I’m sure the people who made “Booksmart” don’t want it to be shorthanded into “‘Superbad’ for girls,” but I’m equally sure that their hopes are in vain. If you don’t want to be compared to “Superbad,” don’t have the same plot and tone as “Superbad.” Comparisons aside, though, “Booksmart” is a funny and empathetic comedy in which two overachieving high school seniors — high-strung Type A class president Molly (Beanie Feldstein, sister of “Superbad” co-star Jonah Hill) and quiet lesbian virgin Amy (Kaitlyn Dever) — decide the night before graduation to finally cut loose and go to a party (or “experience a seminal anecdotal event,” as Molly puts it). They’ve eschewed such behavior for four years so they could make excellent grades and get into Ivy League colleges, only to discover that many of their classmates screwed around for four years and got into the same schools. The girls need to make up for lost time.

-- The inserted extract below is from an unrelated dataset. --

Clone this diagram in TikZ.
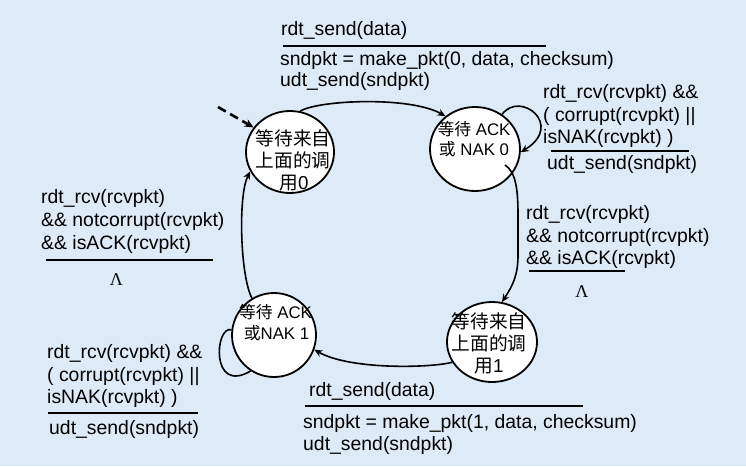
\documentclass[tikz,border=0pt]{standalone}
\usepackage{fontspec}
\setmainfont{Liberation Sans}
\newfontfamily\cjk{Noto Sans CJK SC}
\newfontfamily\lamfont{Liberation Serif}
\usetikzlibrary{shapes.geometric,arrows.meta}
\definecolor{bgblue}{RGB}{221,234,248}
\begin{document}
\begin{tikzpicture}[x=1pt,y=-1pt,
  lbl/.style={anchor=base west,inner sep=0pt,font=\fontsize{19.4}{23}\selectfont},
  st/.style={ellipse,draw,line width=1.8pt,fill=white,inner sep=0pt},
  bigtxt/.style={anchor=base,inner sep=0pt,font=\fontsize{18.7}{22}\selectfont},
  smalltxt/.style={anchor=base,inner sep=0pt,font=\fontsize{16.8}{20}\selectfont},
  lam/.style={inner sep=0pt,font=\lamfont\fontsize{18}{18}\selectfont},
  bar/.style={line width=2.6pt},
  tr/.style={line width=1.6pt,-{Stealth[length=8pt,width=7pt]}},
]
\fill[bgblue] (0,0) rectangle (746,466);
\useasboundingbox (0,0) rectangle (746,466);

% states
\node[st,minimum width=88pt,minimum height=82pt] (s0) at (290,152) {};
\node[st,minimum width=90pt,minimum height=84pt] (s1) at (475,149) {};
\node[st,minimum width=90pt,minimum height=80pt] (s2) at (492,342) {};
\node[st,minimum width=84pt,minimum height=84pt] (s3) at (274,335) {};

% state texts
\node[bigtxt] (s0a) at (293,145) {\cjk 等待来自};
\node[bigtxt] (s0b) at (293,167) {\cjk 上面的调};
\node[bigtxt] (s0c) at (294,189) {{\cjk 用}0};
\node[smalltxt] (s1a) at (474,135) {{\cjk 等待} ACK};
\node[smalltxt] (s1b) at (474,155) {{\cjk 或} NAK 0};
\node[bigtxt] (s2a) at (489,328) {\cjk 等待来自};
\node[bigtxt] (s2b) at (489,350) {\cjk 上面的调};
\node[bigtxt] (s2c) at (489,372) {{\cjk 用}1};
\node[smalltxt] (s3a) at (275.5,318) {{\cjk 等待} ACK};
\node[smalltxt] (s3b) at (276.5,339) {{\cjk 或}NAK 1};

% top label
\node[lbl] (t1) at (281,35) {rdt\_send(data)};
\draw[bar] (283,46) -- (546,46);
\node[lbl] (t2) at (280,65) {sndpkt = make\_pkt(0, data, checksum)};
\node[lbl] (t3) at (280,86) {udt\_send(sndpkt)};

% top-right label
\node[lbl] (r1) at (543,98) {rdt\_rcv(rcvpkt) \&\&};
\node[lbl] (r2) at (543,121) {( corrupt(rcvpkt) ||};
\node[lbl] (r3) at (543,143) {isNAK(rcvpkt) )};
\draw[bar] (551,151) -- (689,151);
\node[lbl] (r4) at (547,169) {udt\_send(sndpkt)};

% left middle label
\node[lbl] (l1) at (41,203) {rdt\_rcv(rcvpkt)};
\node[lbl] (l2) at (41,226) {\&\& notcorrupt(rcvpkt)};
\node[lbl] (l3) at (41,249) {\&\& isACK(rcvpkt)};
\draw[bar] (46,260) -- (213,260);
\node[lam] (l4) at (116.5,280) {Λ};

% right middle label
\node[lbl] (m1) at (526,219) {rdt\_rcv(rcvpkt)};
\node[lbl] (m2) at (526,242) {\&\& notcorrupt(rcvpkt)};
\node[lbl] (m3) at (526,264) {\&\& isACK(rcvpkt)};
\draw[bar] (529,271) -- (625,271);
\node[lam] (m4) at (582,292) {Λ};

% bottom-left label
\node[lbl] (b1) at (47,358) {rdt\_rcv(rcvpkt) \&\&};
\node[lbl] (b2) at (47,381) {( corrupt(rcvpkt) ||};
\node[lbl] (b3) at (47,403) {isNAK(rcvpkt) )};
\draw[bar] (48,413) -- (198,413);
\node[lbl] (b4) at (49,434) {udt\_send(sndpkt)};

% bottom-center label
\node[lbl] (c1) at (309,396) {rdt\_send(data)};
\draw[bar] (305,406) -- (583,406);
\node[lbl] (c2) at (303,428) {sndpkt = make\_pkt(1, data, checksum)};
\node[lbl] (c3) at (303,450) {udt\_send(sndpkt)};

% transitions
\coordinate (init) at (218,107);
\draw[line width=2.6pt,dash pattern=on 9pt off 5pt,-{Stealth[length=9pt,width=8pt]}] (init) -- (s0.146);
\draw[tr] (s0.76) .. controls (318,100) and (410,96) .. (s1.132);
\draw[tr] (s1.52) .. controls (520,90) and (565,125) .. (s1.-4);
\coordinate (s1in) at (505,165);
\draw[tr] (s1in) .. controls (516,172) and (518,190) .. (518,215) -- (518,255) .. controls (518,275) and (513,285) .. (s2.76);
\draw[tr] (s2.207) .. controls (430,368) and (350,370) .. (s3.-20);
\draw[line width=1.6pt] (s3.173) .. controls (215,325) and (210,395) .. (s3.237);
\draw[tr] (s3.121) .. controls (240,275) and (238,195) .. (s0.206);
\end{tikzpicture}
\end{document}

They both have crushes who will be at the cool kids’ party. Molly has the hots for Nick (Mason Gooding), her slacker vice-president, athlete, and all-around stud muffin; Amy is after Ryan (Victoria Ruesga), a skater girl. But not knowing the party’s location, it becomes a quest that takes them to two other parties first: rich douche Jared’s (Skyler Gisondo) houseboat gala, and a murder mystery hosted by the drama dorks (played fabulously by Noah Galvin and Austin Crute). Much foul-mouthed hilarity ensues, with maybe a dozen side characters (including those already mentioned) emerging first as comic foils but eventually becoming fully formed human beings (except the mystical, omnipresent Gigi, played by Billie Lourd, who remains unknowable but hilarious).

That, ultimately, is the point of the movie, written by Emily Halpern, Sarah Haskins, Susanna Fogel, and Katie Silberman and directed by actress Olivia Wilde. Molly, well-known at school but not exactly popular, resents and looks down on her classmates, but comes to realize over the course of the night that they all have their own stories. The rich jerk isn’t just a rich jerk, and maybe isn’t even that much of a jerk, you know? And since the movie was made 1) in 2019 and 2) by women, even the dudes and bros are woke when it comes to gender issues, reducing the sleaziness you often see in R-rated teen comedies. Jared, the rich kid, whose vanity license plate reads FUKBOI, would have been a date-rapist in a ’90s comedy; here he’s up front about not doing anything without consent. His politeness gets laughs because it feels incongruous, but I suspect in 10 years it will seem normal.

Feldstein and Dever’s chemistry as best friends is endlessly delightful, their dynamic rooted in reality more than in stereotypes. Instead of an odd couple formula — e.g., one’s careful, one’s reckless; one’s introverted, one’s extroverted — they’re both idiosyncratic and uncertain in different but complementary ways. I love that bossy Molly is neither a pariah nor a queen but somewhere in the middle, with unlimited power in certain social circles and none whatsoever in others. Amy is far from a stereotypical lesbian, and her sexuality is such a non-issue (she’s been out for two years) that you almost overlook how bold it is that the film’s one requited romance involves people of the same gender. Side plots with Jason Sudeikis as the moonlighting principal and Jessica Williams as a cool teacher are amusing but have no payoff, and a third-act spat between Amy and Molly seems to come out of nowhere before being summarily resolved, but Feldstein and Dever’s central performances are full of lovable energy.

B+ (1 hr., 42 min.; R, pervasive harsh profanity, some sexual dialogue, a scene of sexuality.)